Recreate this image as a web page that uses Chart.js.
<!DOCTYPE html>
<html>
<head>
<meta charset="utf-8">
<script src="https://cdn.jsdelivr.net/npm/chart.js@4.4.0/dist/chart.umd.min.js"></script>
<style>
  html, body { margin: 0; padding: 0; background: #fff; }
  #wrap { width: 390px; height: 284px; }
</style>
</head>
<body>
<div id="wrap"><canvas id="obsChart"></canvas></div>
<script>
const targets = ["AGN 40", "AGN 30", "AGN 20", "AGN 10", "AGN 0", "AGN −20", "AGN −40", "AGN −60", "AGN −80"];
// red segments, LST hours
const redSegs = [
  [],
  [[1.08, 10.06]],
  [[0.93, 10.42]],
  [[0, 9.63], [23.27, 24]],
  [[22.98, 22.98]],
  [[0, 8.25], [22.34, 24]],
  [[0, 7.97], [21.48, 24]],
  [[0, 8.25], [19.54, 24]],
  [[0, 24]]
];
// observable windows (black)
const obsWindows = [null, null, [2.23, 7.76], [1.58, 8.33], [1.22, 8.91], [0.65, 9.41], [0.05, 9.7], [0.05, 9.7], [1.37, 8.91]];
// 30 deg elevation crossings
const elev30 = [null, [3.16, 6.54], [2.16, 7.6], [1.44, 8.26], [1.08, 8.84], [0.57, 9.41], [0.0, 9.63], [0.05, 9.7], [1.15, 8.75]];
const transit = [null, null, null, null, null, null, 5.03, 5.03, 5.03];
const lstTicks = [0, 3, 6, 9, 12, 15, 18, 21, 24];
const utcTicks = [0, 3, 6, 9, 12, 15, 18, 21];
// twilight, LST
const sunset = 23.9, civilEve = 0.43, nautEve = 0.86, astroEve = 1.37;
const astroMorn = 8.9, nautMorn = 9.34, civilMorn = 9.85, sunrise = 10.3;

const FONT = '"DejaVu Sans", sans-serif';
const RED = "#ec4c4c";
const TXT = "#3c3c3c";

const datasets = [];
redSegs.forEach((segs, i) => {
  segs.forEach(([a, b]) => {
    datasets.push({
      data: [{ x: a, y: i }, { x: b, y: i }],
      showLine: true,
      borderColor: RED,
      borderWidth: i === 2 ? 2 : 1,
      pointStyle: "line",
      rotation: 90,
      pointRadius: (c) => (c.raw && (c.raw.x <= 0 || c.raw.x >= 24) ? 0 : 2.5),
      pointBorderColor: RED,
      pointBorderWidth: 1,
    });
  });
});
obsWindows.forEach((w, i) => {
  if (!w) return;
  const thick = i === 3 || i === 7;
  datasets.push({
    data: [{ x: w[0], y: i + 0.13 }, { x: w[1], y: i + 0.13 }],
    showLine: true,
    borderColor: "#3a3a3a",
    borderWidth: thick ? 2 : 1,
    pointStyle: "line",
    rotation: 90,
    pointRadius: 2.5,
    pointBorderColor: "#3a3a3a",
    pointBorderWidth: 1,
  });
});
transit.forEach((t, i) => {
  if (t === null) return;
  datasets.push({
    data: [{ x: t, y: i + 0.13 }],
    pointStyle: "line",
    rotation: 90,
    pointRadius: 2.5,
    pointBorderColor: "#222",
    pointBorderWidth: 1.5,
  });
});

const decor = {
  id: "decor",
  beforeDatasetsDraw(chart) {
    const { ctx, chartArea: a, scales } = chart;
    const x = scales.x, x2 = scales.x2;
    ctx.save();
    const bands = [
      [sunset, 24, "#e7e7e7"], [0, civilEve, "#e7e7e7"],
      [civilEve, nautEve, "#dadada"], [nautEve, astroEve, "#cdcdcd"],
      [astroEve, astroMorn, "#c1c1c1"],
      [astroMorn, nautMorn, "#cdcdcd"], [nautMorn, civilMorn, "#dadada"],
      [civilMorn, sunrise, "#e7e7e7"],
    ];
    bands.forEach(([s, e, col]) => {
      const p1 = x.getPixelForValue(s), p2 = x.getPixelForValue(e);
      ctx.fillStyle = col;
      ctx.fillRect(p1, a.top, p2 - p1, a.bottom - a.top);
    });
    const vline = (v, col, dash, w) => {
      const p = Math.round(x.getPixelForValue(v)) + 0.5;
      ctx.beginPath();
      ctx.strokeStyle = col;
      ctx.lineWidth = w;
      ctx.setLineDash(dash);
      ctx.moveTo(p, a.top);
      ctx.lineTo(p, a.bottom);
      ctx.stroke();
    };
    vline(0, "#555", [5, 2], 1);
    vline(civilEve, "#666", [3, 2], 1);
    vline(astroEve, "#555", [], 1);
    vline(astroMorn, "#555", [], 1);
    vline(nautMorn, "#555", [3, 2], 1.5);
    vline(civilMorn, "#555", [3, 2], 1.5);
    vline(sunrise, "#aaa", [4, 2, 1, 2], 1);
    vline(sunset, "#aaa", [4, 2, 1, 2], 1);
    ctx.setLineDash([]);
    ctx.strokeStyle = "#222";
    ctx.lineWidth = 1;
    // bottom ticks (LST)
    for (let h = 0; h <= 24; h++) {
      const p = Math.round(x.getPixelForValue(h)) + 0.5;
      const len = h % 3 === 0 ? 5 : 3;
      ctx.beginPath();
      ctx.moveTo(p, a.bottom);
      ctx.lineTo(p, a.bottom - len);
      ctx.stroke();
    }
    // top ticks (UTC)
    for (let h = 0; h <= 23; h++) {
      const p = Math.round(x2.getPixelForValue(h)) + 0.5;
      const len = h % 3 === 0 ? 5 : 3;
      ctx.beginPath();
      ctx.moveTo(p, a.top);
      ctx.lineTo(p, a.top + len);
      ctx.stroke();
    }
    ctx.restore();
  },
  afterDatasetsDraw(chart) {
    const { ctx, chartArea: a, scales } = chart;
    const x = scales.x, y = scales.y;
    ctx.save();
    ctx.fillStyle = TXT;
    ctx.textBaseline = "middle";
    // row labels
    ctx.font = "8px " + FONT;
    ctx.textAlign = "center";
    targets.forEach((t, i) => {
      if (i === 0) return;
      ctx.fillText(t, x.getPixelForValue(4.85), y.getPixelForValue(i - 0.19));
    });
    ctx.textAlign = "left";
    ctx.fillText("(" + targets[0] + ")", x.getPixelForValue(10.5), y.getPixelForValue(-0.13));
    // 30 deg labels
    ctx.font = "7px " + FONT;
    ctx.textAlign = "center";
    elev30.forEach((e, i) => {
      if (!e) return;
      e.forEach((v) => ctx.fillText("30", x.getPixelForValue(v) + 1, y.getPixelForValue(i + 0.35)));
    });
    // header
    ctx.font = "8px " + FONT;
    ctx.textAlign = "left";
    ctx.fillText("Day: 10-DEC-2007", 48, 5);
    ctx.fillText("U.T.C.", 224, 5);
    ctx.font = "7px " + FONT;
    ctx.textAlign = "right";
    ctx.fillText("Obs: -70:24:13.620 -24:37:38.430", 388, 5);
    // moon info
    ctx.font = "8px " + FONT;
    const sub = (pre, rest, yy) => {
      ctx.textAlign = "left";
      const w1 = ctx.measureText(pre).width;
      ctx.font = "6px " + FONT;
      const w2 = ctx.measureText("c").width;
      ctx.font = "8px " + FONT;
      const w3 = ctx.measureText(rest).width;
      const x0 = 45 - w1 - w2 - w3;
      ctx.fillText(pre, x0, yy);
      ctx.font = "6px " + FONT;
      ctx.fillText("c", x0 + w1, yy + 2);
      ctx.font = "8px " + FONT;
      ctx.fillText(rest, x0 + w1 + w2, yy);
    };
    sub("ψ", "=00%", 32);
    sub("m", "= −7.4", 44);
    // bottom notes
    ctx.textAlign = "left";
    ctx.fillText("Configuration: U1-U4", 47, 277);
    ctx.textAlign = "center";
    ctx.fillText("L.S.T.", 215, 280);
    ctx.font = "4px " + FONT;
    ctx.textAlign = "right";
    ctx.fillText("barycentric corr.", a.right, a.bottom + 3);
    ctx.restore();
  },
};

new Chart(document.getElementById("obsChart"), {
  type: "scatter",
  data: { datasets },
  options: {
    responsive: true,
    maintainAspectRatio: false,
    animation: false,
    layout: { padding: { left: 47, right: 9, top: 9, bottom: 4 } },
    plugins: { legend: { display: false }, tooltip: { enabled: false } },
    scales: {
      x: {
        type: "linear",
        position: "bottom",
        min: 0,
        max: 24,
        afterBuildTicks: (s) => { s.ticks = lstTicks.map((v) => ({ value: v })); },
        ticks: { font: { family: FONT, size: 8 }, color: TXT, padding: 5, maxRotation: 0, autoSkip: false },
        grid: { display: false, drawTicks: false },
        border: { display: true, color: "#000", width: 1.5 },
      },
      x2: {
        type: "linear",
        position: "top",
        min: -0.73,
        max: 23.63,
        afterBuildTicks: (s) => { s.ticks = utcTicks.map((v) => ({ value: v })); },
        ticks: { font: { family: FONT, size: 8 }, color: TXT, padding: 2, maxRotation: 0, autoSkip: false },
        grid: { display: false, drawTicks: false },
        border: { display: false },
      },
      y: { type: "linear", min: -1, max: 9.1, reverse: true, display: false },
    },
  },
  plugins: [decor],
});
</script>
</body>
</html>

---

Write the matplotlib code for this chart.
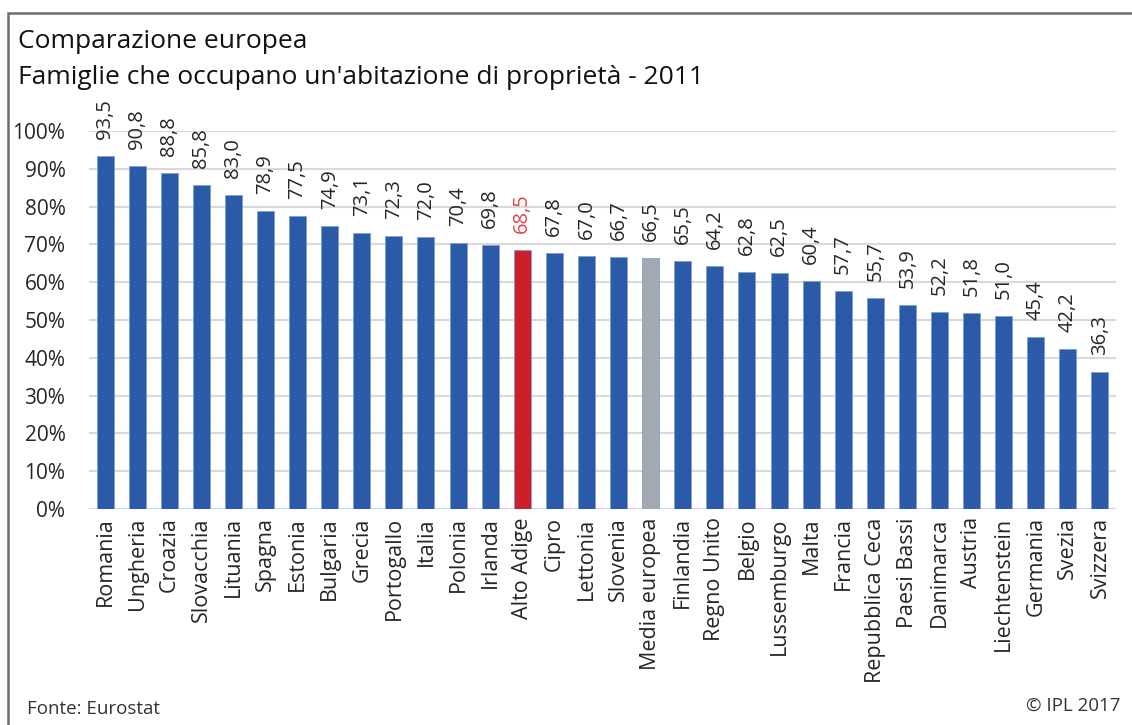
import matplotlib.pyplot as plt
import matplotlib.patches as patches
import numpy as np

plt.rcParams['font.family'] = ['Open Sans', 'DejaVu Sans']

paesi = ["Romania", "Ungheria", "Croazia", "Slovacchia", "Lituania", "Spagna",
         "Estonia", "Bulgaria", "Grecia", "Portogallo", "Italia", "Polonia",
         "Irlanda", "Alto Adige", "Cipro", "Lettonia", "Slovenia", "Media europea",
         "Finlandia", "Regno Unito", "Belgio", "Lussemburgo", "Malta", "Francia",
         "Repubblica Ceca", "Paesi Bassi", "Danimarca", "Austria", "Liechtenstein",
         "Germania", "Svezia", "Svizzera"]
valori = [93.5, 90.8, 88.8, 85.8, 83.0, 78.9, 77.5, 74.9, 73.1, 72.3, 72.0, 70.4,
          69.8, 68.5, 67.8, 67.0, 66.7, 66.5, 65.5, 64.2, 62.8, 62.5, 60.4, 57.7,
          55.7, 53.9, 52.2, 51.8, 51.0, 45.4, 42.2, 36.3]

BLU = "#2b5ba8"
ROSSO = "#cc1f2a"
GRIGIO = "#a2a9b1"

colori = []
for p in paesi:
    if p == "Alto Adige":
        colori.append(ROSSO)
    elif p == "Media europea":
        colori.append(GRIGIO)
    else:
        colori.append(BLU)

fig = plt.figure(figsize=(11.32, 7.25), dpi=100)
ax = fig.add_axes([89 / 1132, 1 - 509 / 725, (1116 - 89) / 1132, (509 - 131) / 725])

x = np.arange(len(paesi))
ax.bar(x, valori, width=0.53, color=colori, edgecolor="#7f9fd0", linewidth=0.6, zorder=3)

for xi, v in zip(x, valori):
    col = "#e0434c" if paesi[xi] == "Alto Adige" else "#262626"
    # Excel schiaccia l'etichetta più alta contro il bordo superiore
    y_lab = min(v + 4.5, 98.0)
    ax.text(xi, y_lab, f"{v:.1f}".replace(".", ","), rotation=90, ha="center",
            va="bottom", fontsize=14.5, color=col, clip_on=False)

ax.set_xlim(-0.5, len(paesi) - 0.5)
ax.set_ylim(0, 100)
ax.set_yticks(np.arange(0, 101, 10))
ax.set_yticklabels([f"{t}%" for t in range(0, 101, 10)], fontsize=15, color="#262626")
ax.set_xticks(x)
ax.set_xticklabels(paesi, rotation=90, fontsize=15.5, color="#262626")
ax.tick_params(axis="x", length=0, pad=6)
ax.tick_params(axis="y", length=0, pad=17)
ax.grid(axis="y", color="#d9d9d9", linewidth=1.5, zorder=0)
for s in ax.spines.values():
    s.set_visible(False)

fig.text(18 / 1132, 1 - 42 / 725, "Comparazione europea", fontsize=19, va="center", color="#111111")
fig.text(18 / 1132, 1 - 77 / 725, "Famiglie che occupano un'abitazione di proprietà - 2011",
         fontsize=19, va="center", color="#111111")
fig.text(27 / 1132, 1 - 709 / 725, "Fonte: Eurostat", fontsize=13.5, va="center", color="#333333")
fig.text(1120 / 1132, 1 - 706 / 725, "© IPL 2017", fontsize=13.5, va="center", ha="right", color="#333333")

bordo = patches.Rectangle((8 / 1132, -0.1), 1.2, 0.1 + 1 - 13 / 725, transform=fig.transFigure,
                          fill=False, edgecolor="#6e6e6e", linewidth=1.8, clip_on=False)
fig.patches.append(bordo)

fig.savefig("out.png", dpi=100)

Exercise -
Quote the data above exactly from the line with "Write the matplotlib code for this chart." to the line with "fontsize=14.5, color=col, clip_on=False)", both ends counted, and nothing else. Pictures don't go in.

Correct output -
Write the matplotlib code for this chart.
import matplotlib.pyplot as plt
import matplotlib.patches as patches
import numpy as np

plt.rcParams['font.family'] = ['Open Sans', 'DejaVu Sans']

paesi = ["Romania", "Ungheria", "Croazia", "Slovacchia", "Lituania", "Spagna",
         "Estonia", "Bulgaria", "Grecia", "Portogallo", "Italia", "Polonia",
         "Irlanda", "Alto Adige", "Cipro", "Lettonia", "Slovenia", "Media europea",
         "Finlandia", "Regno Unito", "Belgio", "Lussemburgo", "Malta", "Francia",
         "Repubblica Ceca", "Paesi Bassi", "Danimarca", "Austria", "Liechtenstein",
         "Germania", "Svezia", "Svizzera"]
valori = [93.5, 90.8, 88.8, 85.8, 83.0, 78.9, 77.5, 74.9, 73.1, 72.3, 72.0, 70.4,
          69.8, 68.5, 67.8, 67.0, 66.7, 66.5, 65.5, 64.2, 62.8, 62.5, 60.4, 57.7,
          55.7, 53.9, 52.2, 51.8, 51.0, 45.4, 42.2, 36.3]

BLU = "#2b5ba8"
ROSSO = "#cc1f2a"
GRIGIO = "#a2a9b1"

colori = []
for p in paesi:
    if p == "Alto Adige":
        colori.append(ROSSO)
    elif p == "Media europea":
        colori.append(GRIGIO)
    else:
        colori.append(BLU)

fig = plt.figure(figsize=(11.32, 7.25), dpi=100)
ax = fig.add_axes([89 / 1132, 1 - 509 / 725, (1116 - 89) / 1132, (509 - 131) / 725])

x = np.arange(len(paesi))
ax.bar(x, valori, width=0.53, color=colori, edgecolor="#7f9fd0", linewidth=0.6, zorder=3)

for xi, v in zip(x, valori):
    col = "#e0434c" if paesi[xi] == "Alto Adige" else "#262626"
    # Excel schiaccia l'etichetta più alta contro il bordo superiore
    y_lab = min(v + 4.5, 98.0)
    ax.text(xi, y_lab, f"{v:.1f}".replace(".", ","), rotation=90, ha="center",
            va="bottom", fontsize=14.5, color=col, clip_on=False)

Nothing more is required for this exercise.